One of our customers, a high-technology software company with a relatively long sales cycle, once decided to stop pursuing a prospect after 90 days in the game. The effort needed to win the business was significant, and the sales team deemed the risk and reward unacceptable. When the prospect asked why the company was bowing out of competition, the company pointed to the results of its win-scoring model, and then a funny thing happened.
The prospect helped the salesperson correct some scores in its “win-scoring” model, and the software company eventually landed the sale.
Every salesperson has heard his or her sales manager ask, “Fish or cut bait?” This question is so important because the investment a salesperson makes to win the business is essentially the same as it is to come in second, and no salesperson can afford to consistently come in second. Because of this, we see more companies developing a set of formal win-lose metrics that can be used to help answer the question.
Although each company has win-lose metrics that are unique to its environment, there are generic metrics that apply to many selling situations. The following represents a very simplistic win-lose model. Note that each win-lose metric has degrees of conformance from very good to very bad, so you can derive a win score.
|Customer’s Need-to-Buy (The Business Problem)||Score|
|Need-to-Buy quantified, we are the vendor of choice||20|
|Need-to-Buy quantified, customer committed to buy “a” solution||10|
|Need-to-Buy identified, customer interested in a solution||0|
|Need-to-Buy questionable (nice to have), no commitment||– 5|
|No Need-to-Buy, (little interest), no commitment||-10|
|Solution fit (as perceived by the prospect)|
|Our solution is unique and provides enough value for change||20|
|Our solution is better than existing solution||10|
|Our solution is similar to existing solution||0|
|Our solution conflicts with existing solution||– 5|
|Our competitor has a better fit or superior solution||-10|
|The Business Case|
|We are involved in building the business case||20|
|We understand the business case framework||10|
|We do not know the business case framework||0|
|There is no business case framework||– 5|
|Business case built based on competitor’s advantages||-10|
|The Decision-Making Process|
|We know and heavily influences the DMP||20|
|We know the DMP and has some influence||10|
|We know the DMP, but has little influence||0|
|We do not know the DMP||– 5|
|Our competitor controls/has positive impact on the DMP||-10|
|Funding is committed now for this purchase||20|
|Funding will be approved within 60 days||10|
|Funding identified, but not committed to this project||0|
|Sponsor is trying to obtain funding for project||– 5|
|No funding available this year or business period||-10|
To determine a score, the salesperson decides what statement best fits the current selling situation. This is not a one-shot model; rather, scores are derived and tracked over time. You would expect that the longer the salesperson is engaged in the selling effort, the trend would be toward higher and higher win scores. Each of the win score categories also provides guidance on what needs to be done to win the business. If today you checked, “We do not know the DMP,” the goal would be to check off, “We know the DMP, and heavily influences the DMP” at a future date. Note that the win score is only an indicator of the potential to win or lose and only as good as the metrics presented and the honesty of the salesperson.

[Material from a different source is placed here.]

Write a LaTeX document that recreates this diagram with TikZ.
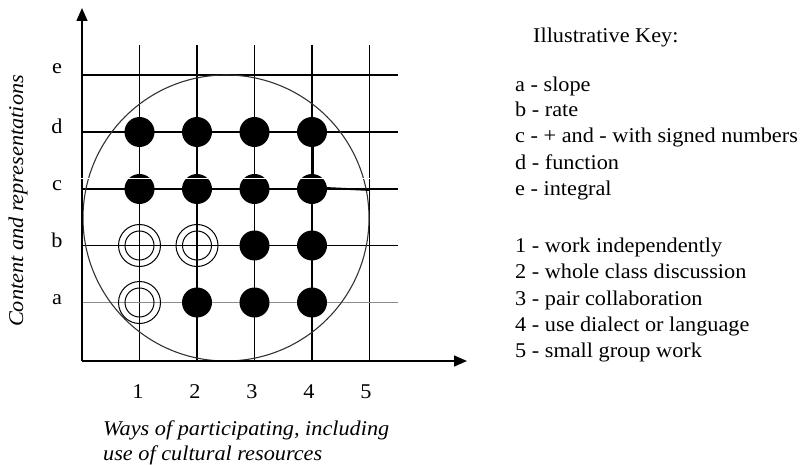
\documentclass[tikz,border=0pt]{standalone}
\usepackage{fontspec}
\setmainfont[FakeStretch=1.06]{Liberation Serif}
\usetikzlibrary{arrows.meta}
\begin{document}
\begin{tikzpicture}[x=1pt,y=-1pt,
  txt/.style={font=\fontsize{21}{25}\selectfont, inner sep=0pt},
  itxt/.style={font=\fontsize{21}{25}\selectfont\itshape, inner sep=0pt},
  gridline/.style={line width=1.3pt, black},
  axisline/.style={line width=1.4pt, black, -{Triangle[length=13pt,width=11pt]}},
  dotfill/.style={circle, fill=black, minimum size=30pt, inner sep=0pt},
  ringout/.style={circle, draw=black, line width=1pt, minimum size=42pt, inner sep=0pt},
  ringin/.style={circle, draw=black, line width=1pt, minimum size=29pt, inner sep=0pt}
]
\useasboundingbox (0,0) rectangle (800,465);
% axes
\coordinate (O) at (82,361);
\coordinate (ytop) at (82,8);
\coordinate (xend) at (467,361);
% grid lines
\foreach \n/\x in {1/139.5,2/197,3/254.5,4/312,5/369.5}{
  \coordinate (vt\n) at (\x,45);
  \coordinate (vb\n) at (\x,361);
  \draw[gridline] (vt\n) -- (vb\n);
}
\foreach \n/\y in {e/75,d/132,c/189,b/245.5}{
  \coordinate (hl\n) at (82,\y);
  \coordinate (hr\n) at (398,\y);
  \draw[gridline] (hl\n) -- (hr\n);
}
\coordinate (hla) at (82,302.5);
\coordinate (hra) at (398,302.5);
\draw[line width=0.8pt, black!45] (hla) -- (hra);
% big circle
\node[circle, draw=black!80, line width=1.1pt, minimum size=286pt, inner sep=0pt] (big) at (226,218) {};
% axes
\draw[axisline] (O) -- (ytop);
\draw[axisline] (O) -- (xend);
% dots
\foreach \c/\x in {1/139.5,2/197,3/254.5,4/312}{
  \node[dotfill] (d\c) at (\x,132) {};
  \node[dotfill] (c\c) at (\x,189) {};
}
\node[ringout] (b1) at (139.5,245.5) {};
\node[ringin] (b1i) at (b1.center) {};
\node[ringout] (b2) at (197,245.5) {};
\node[ringin] (b2i) at (b2.center) {};
\node[dotfill] (b3) at (254.5,245.5) {};
\node[dotfill] (b4) at (312,245.5) {};
\node[ringout] (a1) at (139.5,302.5) {};
\node[ringin] (a1i) at (a1.center) {};
\node[dotfill] (a2) at (197,302.5) {};
\node[dotfill] (a3) at (254.5,302.5) {};
\node[dotfill] (a4) at (312,302.5) {};
% odd extra strokes
\draw[line width=2pt] ([xshift=1pt]d4.south) -- ([xshift=1pt]c4.north);
\coordinate (cr) at (369,190);
\draw[line width=1.8pt] ([yshift=1pt]c4.east) -- (cr);
% white scan gap
\coordinate (gl) at (80,178);
\coordinate (gr) at (372,178);
\draw[white, line width=0.9pt] (gl) -- (gr);
% row labels
\foreach \n/\y in {e/74,d/134,c/190.5,b/247,a/304}{
  \node[txt, anchor=base] (lab\n) at (57,\y) {\n};
}
% column labels
\foreach \n/\x in {1/138,2/195,3/252,4/309,5/366}{
  \node[txt, anchor=base] (num\n) at (\x,398) {\n};
}
% axis titles
\node[itxt, anchor=base west] (xt1) at (103,435) {Ways of participating, including};
\node[itxt, anchor=base west] (xt2) at (103,460) {use of cultural resources};
\node[itxt, rotate=90] (yt) at (18,201) {Content and representations};
% key
\node[txt, anchor=base west] (key) at (533,43) {Illustrative Key:};
\foreach \i/\t/\y in {ka/a - slope/92, kb/b - rate/117, kc/c - + and - with signed numbers/143, kd/d - function/170, ke/e - integral/196,
  k1/1 - work independently/252, k2/2 - whole class discussion/278, k3/3 - pair collaboration/305, k4/4 - use dialect or language/331, k5/5 - small group work/357}{
  \node[txt, anchor=base west] (\i) at (515,\y) {\t};
}
\end{tikzpicture}
\end{document}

When our customer’s sales rep told the prospect that the win-scoring model indicated the business wasn’t winnable, the prospect requested a meeting. When the rep and the sales manager reviewed the company’s win-scoring model with the prospect, the prospect corrected a number of misconceptions the sales team had had. The win score increased significantly, and the company decided to pursue the opportunity. And as I said, the company eventually won the business.
If the company had withdrawn earlier, it would have lost a key opportunity. It didn’t, however, mean that the win-scoring approach was seriously flawed. Instead, it allowed the company to take a hard look at the deal. Win-scoring gives your sales team the opportunity to:
- Take an objective and consistent look at each deal
- Conduct constructive dialogue among team members
- Identify actions and activities needed to improve the chance to win
- Track the deal progress over time and insure that the score is always going up not down
- Share the win model with a prospect, so you can uncover key misconceptions—both positive and negative
Without the win-scoring model, the company probably would have won the business anyway—without the bauble of almost pulling out. But the sales team would have missed the opportunity to understand how it was perceived by the prospect and some of the nuances behind the business.
In retrospect, the win-scoring model became the agenda for establishing a win-win relationship. The most competitive people I know are salespeople. Failure is not an option for them. Perseverance is one of their greatest strengths and often their greatest weakness. A win-scoring model gives salespeople an important tool to capitalize on this strength and minimize its downside.